La transición ecológica se apoya en las energías renovables, el coche eléctrico, la I+D, la producción agroecológica, la economía circular y la eficiencia sustentada por sistemas basados en la inteligencia artificial. Son estrategias acertadas, pero con limitaciones intrínsecas y extrínsecas. Entre las primeras destacan las mencionadas en relación con los minerales estratégicos y con las dificultades de implementación derivadas de la complejidad de las cadenas de suministro y del aún insuficiente nivel de compromiso ambiental de muchas personas.
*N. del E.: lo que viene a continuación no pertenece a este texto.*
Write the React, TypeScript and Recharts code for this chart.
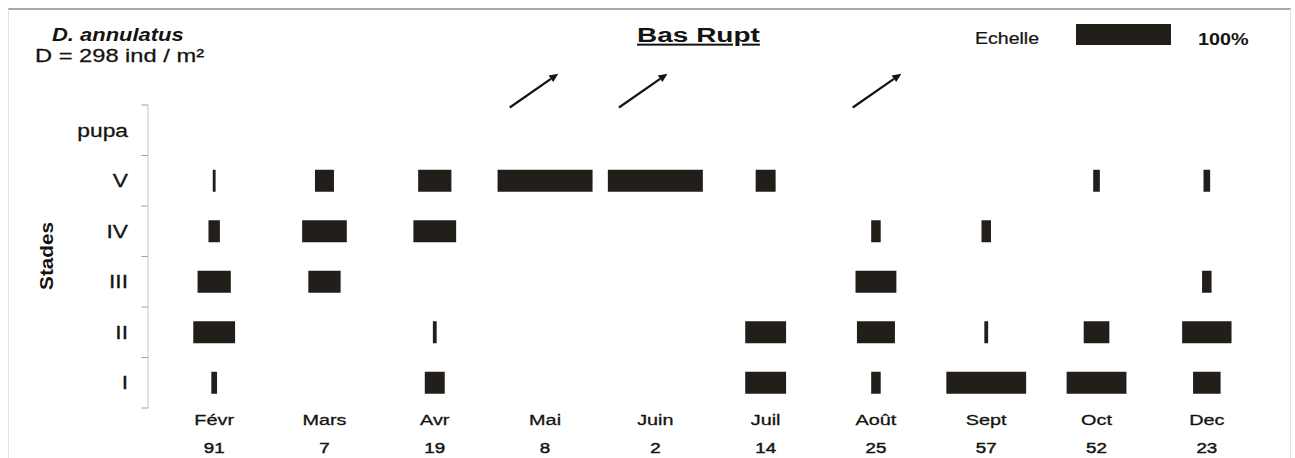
import { ScatterChart, Scatter, XAxis, YAxis, ZAxis, ReferenceLine } from 'recharts'

const months = ['Févr', 'Mars', 'Avr', 'Mai', 'Juin', 'Juil', 'Août', 'Sept', 'Oct', 'Dec']
const counts = [91, 7, 19, 8, 2, 14, 25, 57, 52, 23]
const stages = ['I', 'II', 'III', 'IV', 'V', 'pupa']

// share of individuals (%) in each stage, one value per month
const stageI = [6, 0, 21, 0, 0, 43, 10, 84, 63, 29]
const stageII = [44, 0, 4, 0, 0, 43, 40, 4, 27, 52]
const stageIII = [35, 34, 0, 0, 0, 0, 43, 0, 0, 10]
const stageIV = [12, 47, 45, 0, 0, 0, 10, 10, 0, 0]
const stageV = [3, 20, 35, 100, 100, 21, 0, 0, 7, 7]
const stagePupa = [0, 0, 0, 0, 0, 0, 0, 0, 0, 0]

// emergence arrows drawn above these months
const arrowMonths = ['Mai', 'Juin', 'Août']
const arrowShift = [-0.1, -0.11, 0.01]

const FONT = '"Liberation Sans", Arial, sans-serif'
const INK = '#141311'
const BAR = '#221f1b'
const SCALE_PX = 95 // width of a 100% bar
const BAR_H = 22

const stageValues = [stageI, stageII, stageIII, stageIV, stageV, stagePupa]
const points = stageValues.flatMap((vals, s) =>
  vals.map((pct, m) => ({ month: m, stage: s, pct })).filter((p) => p.pct > 0)
)
const monthTicks = months.map((_, i) => i)
const stageTicks = stages.map((_, i) => i)
const boundaries = [...stages.map((_, i) => i - 0.5), stages.length - 0.5]

function MonthTick({ x, y, payload }: any) {
  const i = payload.value
  return (
    <g fontFamily={FONT} fill={INK}>
      <text
        transform={`translate(${x},${y + 16.5}) scale(1.28,1)`}
        textAnchor="middle"
        fontSize={15.5}
        stroke={INK}
        strokeWidth={0.3}
      >
        {months[i]}
      </text>
      <text
        transform={`translate(${x},${y + 44.5}) scale(1.25,1)`}
        textAnchor="middle"
        fontSize={15}
        stroke={INK}
        strokeWidth={0.45}
      >
        {counts[i]}
      </text>
    </g>
  )
}

function StageTick({ x, y, payload }: any) {
  return (
    <text
      transform={`translate(${x},${y + 6.5}) scale(1.2,1)`}
      textAnchor="end"
      fontSize={19}
      fontFamily={FONT}
      fill={INK}
      stroke={INK}
      strokeWidth={0.3}
    >
      {stages[payload.value]}
    </text>
  )
}

function BarShape(props: any) {
  const { cx, cy } = props
  const w = props.size ?? Math.PI * (props.width / 2) ** 2
  return <rect x={cx - w / 2} y={cy - BAR_H / 2} width={w} height={BAR_H} fill={BAR} />
}

function Arrow(props: any) {
  const { x1, y1, x2, y2 } = props
  const a = Math.atan2(y2 - y1, x2 - x1)
  const L = 9
  const W = 4
  const bx = x2 - L * Math.cos(a)
  const by = y2 - L * Math.sin(a)
  return (
    <g>
      <line x1={x1} y1={y1} x2={bx} y2={by} stroke={INK} strokeWidth={2.2} />
      <polygon
        points={`${x2},${y2} ${bx - W * Math.sin(a)},${by + W * Math.cos(a)} ${bx + W * Math.sin(a)},${by - W * Math.cos(a)}`}
        fill={INK}
      />
    </g>
  )
}

export default function App() {
  return (
    <div style={{ position: 'absolute', left: 0, top: 0, width: 1295, height: 458, background: '#fff' }}>
      <div
        style={{
          position: 'absolute',
          left: 8,
          top: 8,
          width: 1281,
          height: 460,
          borderTop: '2px solid #a8a8a8',
          borderLeft: '1px solid #e2e2e2',
          borderRight: '1px solid #e2e2e2',
        }}
      />
      <ScatterChart width={1295} height={458} margin={{ top: 105, right: 22, bottom: 0, left: 0 }}>
        <XAxis
          type="number"
          dataKey="month"
          domain={[-0.6, 9.6]}
          ticks={monthTicks}
          interval={0}
          axisLine={false}
          tickLine={false}
          tickSize={0}
          tickMargin={0}
          height={50}
          tick={MonthTick}
        />
        <YAxis
          type="number"
          dataKey="stage"
          domain={[-0.5, 5.5]}
          ticks={stageTicks}
          interval={0}
          width={148}
          axisLine={{ stroke: '#c4c4c4' }}
          tickLine={false}
          tickSize={0}
          tickMargin={20}
          tick={StageTick}
        />
        <ZAxis type="number" dataKey="pct" domain={[0, 100]} range={[0, SCALE_PX]} />
        {boundaries.map((b) => (
          <ReferenceLine
            key={b}
            segment={[{ x: -0.66, y: b }, { x: -0.6, y: b }]}
            stroke="#a0a0a0"
            ifOverflow="visible"
          />
        ))}
        {arrowMonths.map((m, i) => {
          const c = months.indexOf(m) + arrowShift[i]
          return (
            <ReferenceLine
              key={m}
              segment={[{ x: c - 0.22, y: 5.45 }, { x: c + 0.22, y: 6.12 }]}
              ifOverflow="visible"
              shape={Arrow}
            />
          )
        })}
        <Scatter data={points} isAnimationActive={false} shape={BarShape} />
      </ScatterChart>
      <svg
        width={1295}
        height={458}
        style={{ position: 'absolute', left: 0, top: 0, pointerEvents: 'none' }}
        fontFamily={FONT}
        fill={INK}
      >
        <text transform="translate(52,41) scale(1.22,1)" fontSize={18} fontWeight="bold" fontStyle="italic">
          D. annulatus
        </text>
        <text transform="translate(35,62) scale(1.28,1)" fontSize={18.5} stroke={INK} strokeWidth={0.25}>
          D = 298 ind / m²
        </text>
        <text
          transform="translate(637,42) scale(1.4,1)"
          fontSize={20}
          fontWeight="bold"
          textDecoration="underline"
        >
          Bas Rupt
        </text>
        <text transform="translate(975,44) scale(1.15,1)" fontSize={17} stroke={INK} strokeWidth={0.25}>
          Echelle
        </text>
        <rect x={1076} y={24} width={SCALE_PX} height={21} fill={BAR} />
        <text transform="translate(1198,45) scale(1.2,1)" fontSize={16.5} fontWeight="bold">
          100%
        </text>
        <text
          transform="translate(53,256) rotate(-90) scale(1.15,1)"
          textAnchor="middle"
          fontSize={18}
          fontWeight="bold"
        >
          Stades
        </text>
      </svg>
    </div>
  )
}
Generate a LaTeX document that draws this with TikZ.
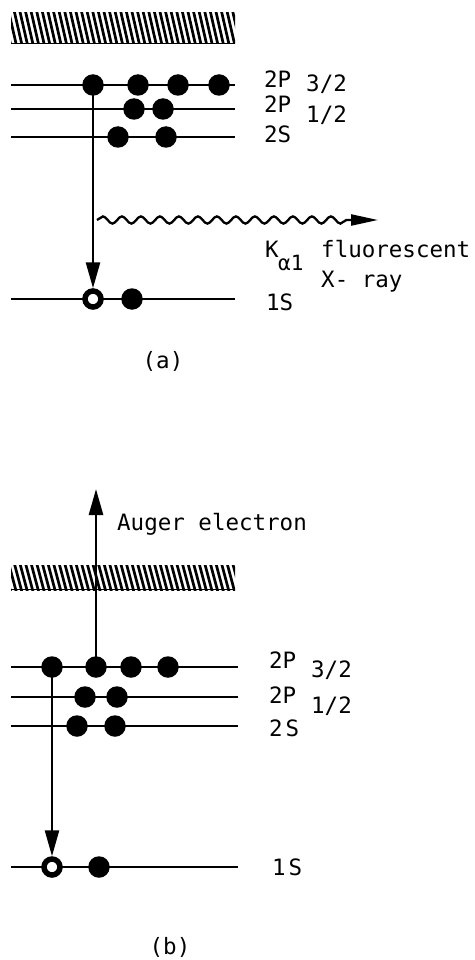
\documentclass[tikz,border=0pt]{standalone}
\usepackage{fontspec}
\newfontfamily\labfont{DejaVu Sans Mono}
\usetikzlibrary{arrows.meta,decorations.pathmorphing}
\begin{document}
\begin{tikzpicture}[x=1pt,y=-1pt,
  lab/.style={font=\labfont\fontsize{22.5}{26}\selectfont, inner sep=0pt, anchor=base west},
  sublab/.style={font=\labfont\fontsize{21}{24}\selectfont, inner sep=0pt, anchor=base west},
  panellab/.style={font=\labfont\fontsize{22.5}{26}\selectfont, inner sep=0pt, anchor=base},
  level/.style={line width=1.3pt},
  eldot/.style={circle, fill=black, inner sep=0pt, minimum size=21.5pt},
  hole/.style={circle, draw=black, fill=white, line width=5.5pt, inner sep=0pt, minimum size=16pt},
  hatchline/.style={line width=2.7pt},
  trans/.style={line width=2.5pt, -{Triangle[length=26pt,width=14pt]}},
  wave/.style={line width=2.3pt, -{Triangle[length=27pt,width=11pt]}, decorate,
    decoration={snake, segment length=19pt, amplitude=3.6pt, post=lineto, post length=27pt}}
]
\useasboundingbox (0,0) rectangle (474,960);

% ---------- panel (a) ----------
\begin{scope}
  \clip (11,13) rectangle (235,44);
  \foreach \i in {0,...,44} { \draw[hatchline] ({3+\i*5.6},11) -- ++(8,35); }
\end{scope}
\draw[line width=1.6pt] (11,43.5) -- (235,43.5);

\draw[level] (11,85) -- (235,85);
\draw[level] (11,109) -- (235,109);
\draw[level] (11,137) -- (235,137);
\draw[level] (11,299) -- (235,299);

\node[eldot] (a1) at (93,85) {};
\node[eldot] (a2) at (138,85) {};
\node[eldot] (a3) at (178,85) {};
\node[eldot] (a4) at (219,85) {};
\node[eldot] (a5) at (134,109) {};
\node[eldot] (a6) at (163,109) {};
\node[eldot] (a7) at (118,137) {};
\node[eldot] (a8) at (166,137) {};
\node[hole]  (ah) at (93,299) {};
\node[eldot] (a9) at (132,299) {};

\draw[trans] (a1.center) -- (ah.north);

\coordinate (ws) at (97,220);
\coordinate (we) at (378,220);
\draw[wave] (ws) -- (we);

\node[lab] (la1) at (264,88) {2P};
\node[lab] (la2) at (306,92) {3/2};
\node[lab] (la3) at (264,113) {2P};
\node[lab] (la4) at (306,123) {1/2};
\node[lab] (la5) at (264,143) {2S};
\node[lab] (lk)  at (265,257) {K};
\node[sublab] (lka) at (278,270) {α1};
\node[lab] (lf)  at (321,257) {fluorescent};
\node[lab] (lx)  at (321,287) {X- ray};
\node[lab] (la6) at (266,310) {1S};
\node[panellab] (capa) at (163,368) {(a)};

% ---------- panel (b) ----------
\begin{scope}
  \clip (11,565) rectangle (235,590);
  \foreach \i in {0,...,44} { \draw[hatchline] ({3+\i*5.6},563) -- ++(8,30); }
\end{scope}
\draw[line width=1.6pt] (11,589.5) -- (235,589.5);

\draw[level] (11,667) -- (238,667);
\draw[level] (11,697) -- (238,697);
\draw[level] (11,726) -- (238,726);
\draw[level] (11,867) -- (238,867);

\node[eldot] (b1) at (52,667) {};
\node[eldot] (b2) at (96,667) {};
\node[eldot] (b3) at (131,667) {};
\node[eldot] (b4) at (168,667) {};
\node[eldot] (b5) at (85,697) {};
\node[eldot] (b6) at (117,697) {};
\node[eldot] (b7) at (77,726) {};
\node[eldot] (b8) at (115,726) {};
\node[hole]  (bh) at (52,867) {};
\node[eldot] (b9) at (99,867) {};

\draw[trans] (b1.center) -- (bh.north);
\coordinate (aug) at (96,489);
\draw[trans] (b2.center) -- (aug);

\node[lab] (lau) at (117,530) {Auger electron};
\node[lab] (lb1) at (269,668) {2P};
\node[lab] (lb2) at (311,677) {3/2};
\node[lab] (lb3) at (269,703) {2P};
\node[lab] (lb4) at (311,713) {1/2};
\node[lab] (lb5) at (269,736) {2\hspace{3pt}S};
\node[lab] (lb6) at (272,875) {1\hspace{3pt}S};
\node[panellab] (capb) at (170,954) {(b)};
\end{tikzpicture}
\end{document}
Pero son las extrínsecas, es decir, las derivadas del contexto histórico actual, las que pueden limitar enormemente el éxito de la transición ecológica.
Una de ellas es la situación financiera mundial, deteriorada aún más por la COVID. El mundo está más endeudado que nunca y, sin embargo, se estima que el cambio de modelo requiere movilizar en la próxima década 20 billones de dólares, el equivalente al PIB de EE UU. Otra es el enorme crecimiento de la población en países emergentes y en desarrollo, donde la deseable mejora de la calidad de vida llevará aparejado un incremento del consumo de energía, materiales y alimentos, siendo especialmente impactante el creciente consumo de carne que ya se está registrando. También hay que considerar el efecto rebote generado por las ganancias de eficiencia, ya que dará lugar a un excedente que se invertirá en la ampliación del negocio o en otros nuevos. Por último, hay que añadir la lista de distorsiones provocadas por la emergencia ecológica que, entre otras, incluye los fenómenos meteorológicos extremos y, posiblemente, nuevas pandemias.
El desarrollo sostenible implica dos importantes cambios en nuestra actitud hacia nuestro planeta: uno es dejar de agredirle y otro es revertir el daño ya causado mediante la restauración de los ecosistemas. Esto último se complica tanto por la falta de fondos como por la devastadora deforestación causada por la agricultura, la ganadería, la minería y los incendios forestales.
Quizá el crecimiento verde sea solo una ilusión, el canto del cisne de quien se niega a aceptar la realidad. Nos estamos arriesgando a dar un trágico paso en falso. Para asegurar el futuro necesitaríamos una acción decidida para disminuir en términos absolutos el consumo de energía, carne y materias primas, así como la contaminación derivada de la producción y el consumo. Y ello a pesar del incremento de la población. Se trataría de adoptar estrategias de decrecimiento, que cada vez más voces apoyan. Pero esto requiere una intensa transformación de las relaciones comerciales, de las normas de producción y de la fiscalidad. Conseguirlo exige, entre otros muchos cambios, que paguemos el precio que realmente valen las cosas, es decir, internalizar todos los costes para evitar impactos ambientales y sociales. Sin embargo, hacerlo podría dejar aún más a la intemperie a las capas más vulnerables de la población…, salvo que estemos decididos a reducir la desigualdad.
Miguel Á. Ortega es economista, presidente de Asociación Reforesta y autor del libro ‘¿Sosteni… qué? Sostenibilidad (o el reto de transformar la mente humana)’.